Seven Practical Tips for Managing Urges:
- Leave the scene of an urge. When possible, get away from a situation that triggers an urge. A short walk or change of scenery can do wonders. Even 15 minutes. Remember to reduce your temptation before you become overwhelmed.
- Use deep breathing. Take a deep breath through your mouth. Hold the air in your lungs for five to seven seconds. Breathe out slowly. Repeat until the urge passes.
- Get a fidget spinner. Put something in your mouth. Try sugarless gum, sugarless candy, diet beverage, toothpicks, pen or pencil, coffee stirrers or straw.
- Water out urges. Shower or bathe twice daily. Have a shower or bath when you feel that you are going to crack. Drink a glass of water. Drown the urge and flush toxins out.
- Get active. Try brisk walking or sports that speed up your breathing and heart rates.
- Relax. When you’re feeling frustrated, worried or anxious, think calming thoughts, or use a relaxation CD. Mindify is a great app on the phone.
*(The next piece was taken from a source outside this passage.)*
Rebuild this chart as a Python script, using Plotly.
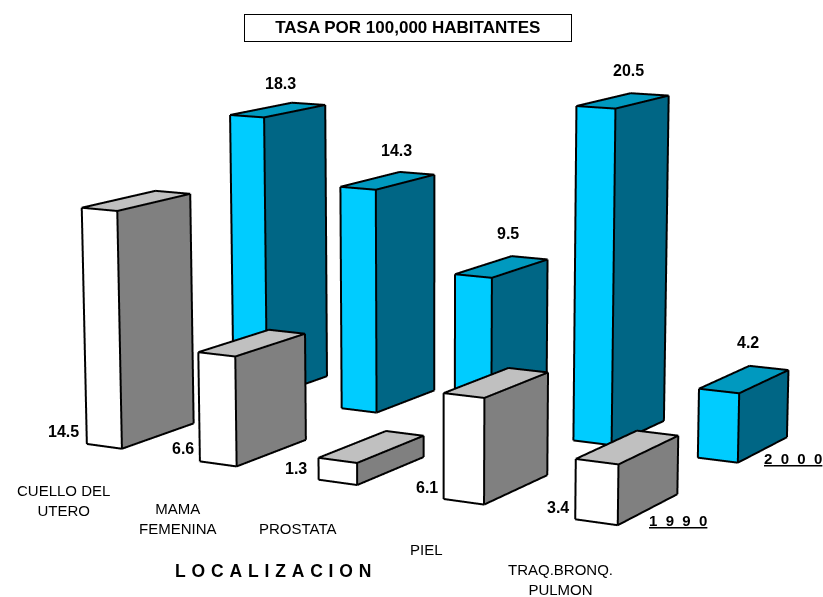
import numpy as np
import plotly.graph_objects as go

# ---- data ----
categories = ["CUELLO DEL<br>UTERO", "MAMA<br>FEMENINA", "PROSTATA", "PIEL", "TRAQ.BRONQ.<br>PULMON"]
values_1990 = [14.5, 6.6, 1.3, 6.1, 3.4]
values_2000 = [18.3, 14.3, 9.5, 20.5, 4.2]
series_names = ["1  9  9  0", "2  0  0  0"]

# ---- styles ----
COL_1990 = ("#FFFFFF", "#808080", "#C0C0C0")
COL_2000 = ("#00CCFF", "#006685", "#0099BF")
FONT = "Liberation Sans, Arial, sans-serif"
W, H = 823, 597

# ---- ground layout of the bars (in units of one value) ----
A0, A_STEP = -101.9, 8.46
B_ROW = [144.8, 161.2]
B_DRIFT = -0.4
BAR_W = 2.58
BAR_D = [7.8, 7.55]

# ---- long-lens perspective of the original, expressed on an orthographic scene ----
F, CX, CY, CAM_H = 3000.0, 430.0, 300.0, 42.1
E_B = np.array([0.4866, -0.1608, 0.8586])
E_A = np.array([0.8737, 0.0896, -0.4783])
E_Z = np.array([0.0, -0.9829, -0.1843])

# scene calibration
PX_PER_WORLD = 298.5
G = 16.0
ZC = 10.0
RY = 450.0


def ground(a, b, z):
    p = a * E_A + b * E_B + (z - CAM_H) * E_Z
    sx = CX + F * p[0] / p[2]
    sy = CY + F * p[1] / p[2]
    # scene X, Y so that the orthographic camera shows height z at that spot
    return sx, (H / 2 - sy) - G * (z - ZC), z


def box(i, s, v):
    a = A0 + A_STEP * i
    b = B_ROW[s] + B_DRIFT * i
    d = BAR_D[s]
    corners = [(a - BAR_W, b), (a, b), (a, b + d), (a - BAR_W, b + d)]
    return [ground(ca, cb, 0.0) for ca, cb in corners] + [ground(ca, cb, v) for ca, cb in corners]


def bar_traces(i, s, v, cols):
    pts = np.array(box(i, s, v))
    # faces: front (0,1,5,4), side (1,2,6,5), top (4,5,6,7)
    ti = [0, 0, 1, 1, 4, 4]
    tj = [1, 5, 2, 6, 5, 6]
    tk = [5, 4, 6, 5, 6, 7]
    fc = [cols[0], cols[0], cols[1], cols[1], cols[2], cols[2]]
    mesh = go.Mesh3d(x=pts[:, 0], y=pts[:, 1], z=pts[:, 2], i=ti, j=tj, k=tk, facecolor=fc,
                     flatshading=True,
                     lighting=dict(ambient=1, diffuse=0, specular=0, fresnel=0, roughness=1),
                     hoverinfo="skip", showscale=False)
    edges = [(0, 1), (1, 2), (2, 6), (6, 5), (5, 1), (0, 4), (4, 5), (4, 7), (7, 6)]
    ex, ey, ez = [], [], []
    for p, q in edges:
        # edges are nudged towards the camera along the line of sight
        for n in (p, q):
            ex.append(pts[n, 0]); ey.append(pts[n, 1] - 0.8); ez.append(pts[n, 2] + 0.05)
        ex.append(None); ey.append(None); ez.append(None)
    line = go.Scatter3d(x=ex, y=ey, z=ez, mode="lines", line=dict(color="black", width=4),
                        hoverinfo="skip", showlegend=False)
    return [mesh, line]


fig = go.Figure()
for i, v in enumerate(values_2000):
    for t in bar_traces(i, 1, v, COL_2000):
        fig.add_trace(t)
for i, v in enumerate(values_1990):
    for t in bar_traces(i, 0, v, COL_1990):
        fig.add_trace(t)

# ---- text ----
pos_2000 = [(280, 84), (396, 150), (508, 233), (628, 70), (748, 342)]
pos_1990 = [(63, 431), (183, 448), (296, 468), (427, 487), (558, 508)]
pos_cat = [(63, 500), (178, 518), (298, 528), (426, 549.5), (560, 579.5)]
pos_series = [(678, 520), (793, 458)]


def note(x, y, text, size=14, bold=False, **kw):
    txt = f"<b>{text}</b>" if bold else text
    return dict(x=x / W, y=1 - y / H, xref="paper", yref="paper", text=txt, showarrow=False,
                xanchor="center", yanchor="middle", font=dict(family=FONT, size=size, color="black"), **kw)


anns = []
for v, p in zip(values_2000, pos_2000):
    anns.append(note(p[0], p[1], f"{v:.1f}", 16, True))
for v, p in zip(values_1990, pos_1990):
    anns.append(note(p[0], p[1], f"{v:.1f}", 16, True))
for c, p in zip(categories, pos_cat):
    anns.append(note(p[0], p[1], c, 15))
for n, p in zip(series_names, pos_series):
    anns.append(note(p[0], p[1], "<u>" + n.replace(" ", "\u00a0") + "</u>", 15, True))
anns.append(note(273, 571, "\u2004".join("LOCALIZACION"), 17.5, True))
anns.append(note(408.2, 27.9, "TASA POR 100,000 HABITANTES", 17, True, width=323.5, height=23.5,
                 bordercolor="black", borderwidth=1, bgcolor="white"))

hidden = dict(visible=False)
fig.update_layout(
    width=W, height=H, margin=dict(l=0, r=0, t=0, b=0), paper_bgcolor="white", showlegend=False,
    annotations=anns,
    scene=dict(
        domain=dict(x=[0, 1], y=[0, 1]),
        xaxis=dict(range=[0, W], **hidden),
        yaxis=dict(range=[-RY, RY], **hidden),
        zaxis=dict(range=[ZC - 20, ZC + 20], **hidden),
        bgcolor="white",
        aspectmode="manual",
        aspectratio=dict(x=W / PX_PER_WORLD,
                         y=2 * RY / (PX_PER_WORLD * np.sin(np.pi / 4)),
                         z=40 * G / (PX_PER_WORLD * np.cos(np.pi / 4))),
        camera=dict(eye=dict(x=0, y=-1, z=1), center=dict(x=0, y=0, z=0), up=dict(x=0, y=0, z=1),
                    projection=dict(type="orthographic")),
    ),
)
fig.write_html("out.html", config=dict(displayModeBar=False),
               post_script="document.body.style.margin='0';")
- Avoid Boredom. You may be used to getting high to pass the time. Plan your day or activities to cut down on idle time. Stay active through different physical activities and keep your hands busy.
Social events can be very risky. Avoid them for the first few weeks while you are trying to quit. Avoid drinking alcohol and seek out other non users. Mentally prepare yourself for social situations and review your reasons for quitting and the benefits you will reap. Be selfish. This is about YOU and NOT your friends.
Identify situations that will be difficult for you (triggers) and solutions for dealing with them.*
|Trigger:||Strategy for Coping|
*My Commitment to Stop Using
I hereby commit to, and accept responsibility for achieving the goals that I have initialed below. These goals are designed to prepare me to stop using. In addition, they show my motivation, confidence, and commitment to the quitting process. I understand that a slip can occur and I must not use it as an excuse to return to use.
- I will follow the helpful hints and keep in mind what I am experiencing is normal.
- I will begin to increase my physical activities.
I commit to: ____________________________________________________________________
- I will throw away all of my paraphernalia. (No holding on to anything for old time sake).
- I will avoid places where there are temptations to get high, such as bars and time with friends who get high.
- I will drink an extra two glasses of water each day.